_WHAT THE TASK REQUIRES_: All lines below must be repeated exactly, with the pictures omitted.

_RECORDED DATA_:
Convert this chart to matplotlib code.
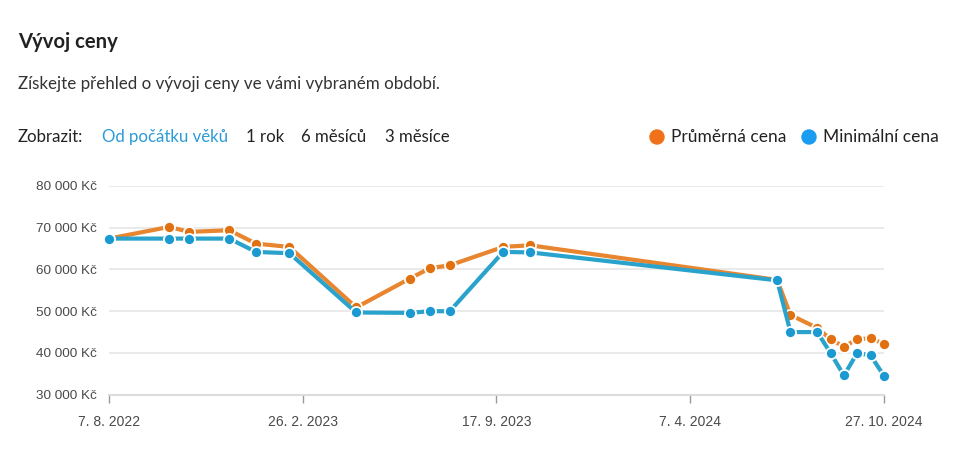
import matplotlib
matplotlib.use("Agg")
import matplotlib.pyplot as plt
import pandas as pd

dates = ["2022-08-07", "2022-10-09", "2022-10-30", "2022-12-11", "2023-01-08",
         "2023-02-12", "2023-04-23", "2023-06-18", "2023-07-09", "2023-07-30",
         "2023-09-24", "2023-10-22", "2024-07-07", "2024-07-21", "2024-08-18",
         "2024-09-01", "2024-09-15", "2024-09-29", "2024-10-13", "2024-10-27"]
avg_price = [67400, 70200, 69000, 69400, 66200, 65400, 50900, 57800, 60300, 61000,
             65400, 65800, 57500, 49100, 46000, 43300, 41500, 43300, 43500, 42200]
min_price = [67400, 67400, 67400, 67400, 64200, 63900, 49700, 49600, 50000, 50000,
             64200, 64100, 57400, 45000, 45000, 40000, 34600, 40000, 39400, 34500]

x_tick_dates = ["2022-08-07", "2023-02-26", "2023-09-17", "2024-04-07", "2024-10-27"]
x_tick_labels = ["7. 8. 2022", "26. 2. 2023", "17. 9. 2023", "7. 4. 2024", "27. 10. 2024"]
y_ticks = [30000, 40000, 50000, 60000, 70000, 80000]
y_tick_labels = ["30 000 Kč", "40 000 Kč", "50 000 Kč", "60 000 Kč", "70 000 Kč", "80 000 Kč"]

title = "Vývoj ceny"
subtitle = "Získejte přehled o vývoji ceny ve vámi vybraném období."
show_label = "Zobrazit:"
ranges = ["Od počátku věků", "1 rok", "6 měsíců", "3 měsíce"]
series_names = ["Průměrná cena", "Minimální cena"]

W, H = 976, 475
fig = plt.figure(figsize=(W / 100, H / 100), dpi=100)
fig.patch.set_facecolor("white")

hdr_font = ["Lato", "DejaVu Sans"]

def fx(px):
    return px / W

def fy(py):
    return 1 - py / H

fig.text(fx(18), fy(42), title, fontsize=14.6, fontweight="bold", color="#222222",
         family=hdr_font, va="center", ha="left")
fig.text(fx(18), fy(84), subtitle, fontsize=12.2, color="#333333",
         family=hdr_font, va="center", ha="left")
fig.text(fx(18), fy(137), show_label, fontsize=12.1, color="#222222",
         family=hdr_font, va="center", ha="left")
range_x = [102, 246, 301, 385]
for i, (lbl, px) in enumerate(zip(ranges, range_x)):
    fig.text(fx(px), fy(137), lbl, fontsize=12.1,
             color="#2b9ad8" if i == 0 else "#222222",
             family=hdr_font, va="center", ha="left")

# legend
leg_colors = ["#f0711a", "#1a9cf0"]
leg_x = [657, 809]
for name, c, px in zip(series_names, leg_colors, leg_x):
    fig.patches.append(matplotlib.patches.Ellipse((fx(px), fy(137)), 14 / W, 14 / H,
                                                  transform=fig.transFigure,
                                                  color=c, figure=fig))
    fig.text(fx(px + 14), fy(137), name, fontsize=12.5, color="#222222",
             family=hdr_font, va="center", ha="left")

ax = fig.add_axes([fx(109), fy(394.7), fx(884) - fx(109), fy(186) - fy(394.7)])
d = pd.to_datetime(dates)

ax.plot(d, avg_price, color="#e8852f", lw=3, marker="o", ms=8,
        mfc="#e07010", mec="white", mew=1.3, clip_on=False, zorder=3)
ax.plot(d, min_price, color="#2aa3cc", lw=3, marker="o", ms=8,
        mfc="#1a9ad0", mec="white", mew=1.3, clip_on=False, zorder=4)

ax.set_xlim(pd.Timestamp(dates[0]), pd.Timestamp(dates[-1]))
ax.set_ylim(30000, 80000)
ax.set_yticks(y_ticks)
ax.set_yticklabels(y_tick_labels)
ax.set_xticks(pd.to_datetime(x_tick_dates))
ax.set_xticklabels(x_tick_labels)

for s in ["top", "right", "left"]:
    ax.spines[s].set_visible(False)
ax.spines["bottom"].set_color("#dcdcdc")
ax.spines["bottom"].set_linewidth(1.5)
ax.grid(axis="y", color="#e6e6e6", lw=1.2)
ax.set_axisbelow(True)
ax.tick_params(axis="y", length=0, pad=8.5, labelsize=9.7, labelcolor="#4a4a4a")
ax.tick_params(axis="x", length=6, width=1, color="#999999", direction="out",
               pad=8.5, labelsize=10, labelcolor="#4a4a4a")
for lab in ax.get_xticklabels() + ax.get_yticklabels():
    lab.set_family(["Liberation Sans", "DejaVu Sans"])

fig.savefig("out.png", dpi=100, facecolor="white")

_CORRECT RESPONSE_:
Convert this chart to matplotlib code.
import matplotlib
matplotlib.use("Agg")
import matplotlib.pyplot as plt
import pandas as pd

dates = ["2022-08-07", "2022-10-09", "2022-10-30", "2022-12-11", "2023-01-08",
         "2023-02-12", "2023-04-23", "2023-06-18", "2023-07-09", "2023-07-30",
         "2023-09-24", "2023-10-22", "2024-07-07", "2024-07-21", "2024-08-18",
         "2024-09-01", "2024-09-15", "2024-09-29", "2024-10-13", "2024-10-27"]
avg_price = [67400, 70200, 69000, 69400, 66200, 65400, 50900, 57800, 60300, 61000,
             65400, 65800, 57500, 49100, 46000, 43300, 41500, 43300, 43500, 42200]
min_price = [67400, 67400, 67400, 67400, 64200, 63900, 49700, 49600, 50000, 50000,
             64200, 64100, 57400, 45000, 45000, 40000, 34600, 40000, 39400, 34500]

x_tick_dates = ["2022-08-07", "2023-02-26", "2023-09-17", "2024-04-07", "2024-10-27"]
x_tick_labels = ["7. 8. 2022", "26. 2. 2023", "17. 9. 2023", "7. 4. 2024", "27. 10. 2024"]
y_ticks = [30000, 40000, 50000, 60000, 70000, 80000]
y_tick_labels = ["30 000 Kč", "40 000 Kč", "50 000 Kč", "60 000 Kč", "70 000 Kč", "80 000 Kč"]

title = "Vývoj ceny"
subtitle = "Získejte přehled o vývoji ceny ve vámi vybraném období."
show_label = "Zobrazit:"
ranges = ["Od počátku věků", "1 rok", "6 měsíců", "3 měsíce"]
series_names = ["Průměrná cena", "Minimální cena"]

W, H = 976, 475
fig = plt.figure(figsize=(W / 100, H / 100), dpi=100)
fig.patch.set_facecolor("white")

hdr_font = ["Lato", "DejaVu Sans"]

def fx(px):
    return px / W

def fy(py):
    return 1 - py / H

fig.text(fx(18), fy(42), title, fontsize=14.6, fontweight="bold", color="#222222",
         family=hdr_font, va="center", ha="left")
fig.text(fx(18), fy(84), subtitle, fontsize=12.2, color="#333333",
         family=hdr_font, va="center", ha="left")
fig.text(fx(18), fy(137), show_label, fontsize=12.1, color="#222222",
         family=hdr_font, va="center", ha="left")
range_x = [102, 246, 301, 385]
for i, (lbl, px) in enumerate(zip(ranges, range_x)):
    fig.text(fx(px), fy(137), lbl, fontsize=12.1,
             color="#2b9ad8" if i == 0 else "#222222",
             family=hdr_font, va="center", ha="left")

# legend
leg_colors = ["#f0711a", "#1a9cf0"]
leg_x = [657, 809]
for name, c, px in zip(series_names, leg_colors, leg_x):
    fig.patches.append(matplotlib.patches.Ellipse((fx(px), fy(137)), 14 / W, 14 / H,
                                                  transform=fig.transFigure,
                                                  color=c, figure=fig))
    fig.text(fx(px + 14), fy(137), name, fontsize=12.5, color="#222222",
             family=hdr_font, va="center", ha="left")

ax = fig.add_axes([fx(109), fy(394.7), fx(884) - fx(109), fy(186) - fy(394.7)])
d = pd.to_datetime(dates)

ax.plot(d, avg_price, color="#e8852f", lw=3, marker="o", ms=8,
        mfc="#e07010", mec="white", mew=1.3, clip_on=False, zorder=3)
ax.plot(d, min_price, color="#2aa3cc", lw=3, marker="o", ms=8,
        mfc="#1a9ad0", mec="white", mew=1.3, clip_on=False, zorder=4)

ax.set_xlim(pd.Timestamp(dates[0]), pd.Timestamp(dates[-1]))
ax.set_ylim(30000, 80000)
ax.set_yticks(y_ticks)
ax.set_yticklabels(y_tick_labels)
ax.set_xticks(pd.to_datetime(x_tick_dates))
ax.set_xticklabels(x_tick_labels)

for s in ["top", "right", "left"]:
    ax.spines[s].set_visible(False)
ax.spines["bottom"].set_color("#dcdcdc")
ax.spines["bottom"].set_linewidth(1.5)
ax.grid(axis="y", color="#e6e6e6", lw=1.2)
ax.set_axisbelow(True)
ax.tick_params(axis="y", length=0, pad=8.5, labelsize=9.7, labelcolor="#4a4a4a")
ax.tick_params(axis="x", length=6, width=1, color="#999999", direction="out",
               pad=8.5, labelsize=10, labelcolor="#4a4a4a")
for lab in ax.get_xticklabels() + ax.get_yticklabels():
    lab.set_family(["Liberation Sans", "DejaVu Sans"])

fig.savefig("out.png", dpi=100, facecolor="white")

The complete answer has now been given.